Honestly, I really miss this-like utility in FreeBSD: sometimes I slightly modify the source code in /usr/src to fit my needs, or sometimes I'm just curious how this or that program works and I want to look into its source. Usually, I do something like this to figure this out:
find /usr/src -name "ed" - in order to find sources for ed(1), for example. However, this particular approach doesn't always work, 'cause sometimes the directories (or even files) do not match the name of their executable.

I'm aware that there is devel/plan9port that provides "src" utility as well, but I'm a bit confused that I have to install all the rest of the programs that this port provides just in order to get only one I really need. Moreover, for some reason I feel that this particular program (the idea behind it - finding the sources) does not require "mimicking" another operating system and "stealing" its programs as is.

I haven't find anybody being interested in this, so I want to ask here: is there an utility in FreeBSD (maybe in the base, maybe in the ports) that is similar to Plan 9's src(1) tool? The reason I'm particularly interested about FreeBSD is that FreeBSD is shipped with its source code and I suppose it should be possible to implement such a tool and it's gonna fit right in, in my opinion.

Thank you in advance.

Artem
 
What doesn't work? Any other example? Never had problems with finding the source of world parts. If it's GNU, then it's in contrib, right?
 
What doesn't work? Any other example? Never had problems with finding the source of world parts. If it's GNU, then it's in contrib, right?
Hi MG,

I agree, cases where it's not that easy to find the source are rare. However, it may be hard to find sources for stuff like strip(1). It's at /usr/bin/strip, but the source for it is in /usr/src/contrib/elftoolchain/elfcopy, not in /usr/src/usr.bin. It's still possible to locate it, but find(1) trick won't work.
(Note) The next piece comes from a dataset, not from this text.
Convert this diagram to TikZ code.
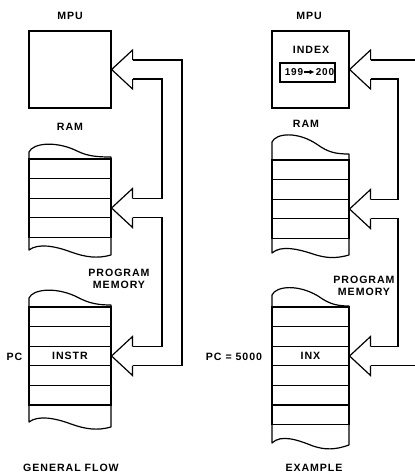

So I just thought, maybe there is a tool that can do the job unambiguously?
 
Code:
#!/bin/sh
TOP=/usr/src
for mf in $(find ${TOP}/bin/ ${TOP}/sbin/ ${TOP}/usr.bin/ ${TOP}/usr.sbin/ \
                 ${TOP}/libexec/ ${TOP}/secure/usr.bin/ ${TOP}/secure/usr.sbin/ \
                 ${TOP}/cddl/*bin \
                 -type f -name Makefile -maxdepth 3)
do
mfd=$(dirname $mf)
grep -q PROG= $mf && make .CURDIR=$mfd  -V '${BINDIR}/${PROGNAME} ${LINKS} ${.PATH}' -f $mf
done
crude approximation
for strip will output something like this
/usr/bin/objcopy /usr/bin/objcopy /usr/bin/strip . /usr/src/usr.bin/objcopy /usr/src/contrib/elftoolchain/elfcopy
where before "." are command aliases and after src dirs
 
Unfortunately, it doesn't always work as wanted.

Code:
% whereis -s cc
cc: /usr/ports/devel/py-pyperscan/files/cc
% whereis -s clang
clang: /usr/src/usr.bin/clang

In the example above, only the latter works as expected.
The wanted behavior for the former would be showing the source of hard link target (would be clang). This would be force tracking Makefile*.
 
Code:
#!/bin/sh
TOP=/usr/src
for mf in $(find ${TOP}/bin/ ${TOP}/sbin/ ${TOP}/usr.bin/ ${TOP}/usr.sbin/ \
                 ${TOP}/libexec/ ${TOP}/secure/usr.bin/ ${TOP}/secure/usr.sbin/ \
                 ${TOP}/cddl/*bin \
                 -type f -name Makefile -maxdepth 3)
do
mfd=$(dirname $mf)
grep -q PROG= $mf && make .CURDIR=$mfd  -V '${BINDIR}/${PROGNAME} ${LINKS} ${.PATH}' -f $mf
done
Looks cool, thank you!

I think I will upgrade your script a bit: I suppose the output of it may be dumped into say /usr/src/src.index file (or maybe somebody will suggest better location) and then another script can grep(1) targets we're interested in.
 
Code:
% whereis -s cc
cc: /usr/ports/devel/py-pyperscan/files/cc
% whereis -s clang
clang: /usr/src/usr.bin/clang

In the example above, only the latter works as expected.
Not a complete solution to the OP's problem, but in cases with hard links whereis(1) may still be useful:
Code:
$ whereis -qsx $(find /usr/bin -samefile /usr/bin/cc)
/usr/src/usr.bin/clang
For strip(1), however, you have to look into the Makefile anyway:
Code:
$ whereis -qsx $(find /usr/bin -samefile /usr/bin/strip)
/usr/src/usr.bin/objcopy
 
Hi MG,

I agree, cases where it's not that easy to find the source are rare. However, it may be hard to find sources for stuff like strip(1). It's at /usr/bin/strip, but the source for it is in /usr/src/contrib/elftoolchain/elfcopy, not in /usr/src/usr.bin. It's still possible to locate it, but find(1) trick won't work.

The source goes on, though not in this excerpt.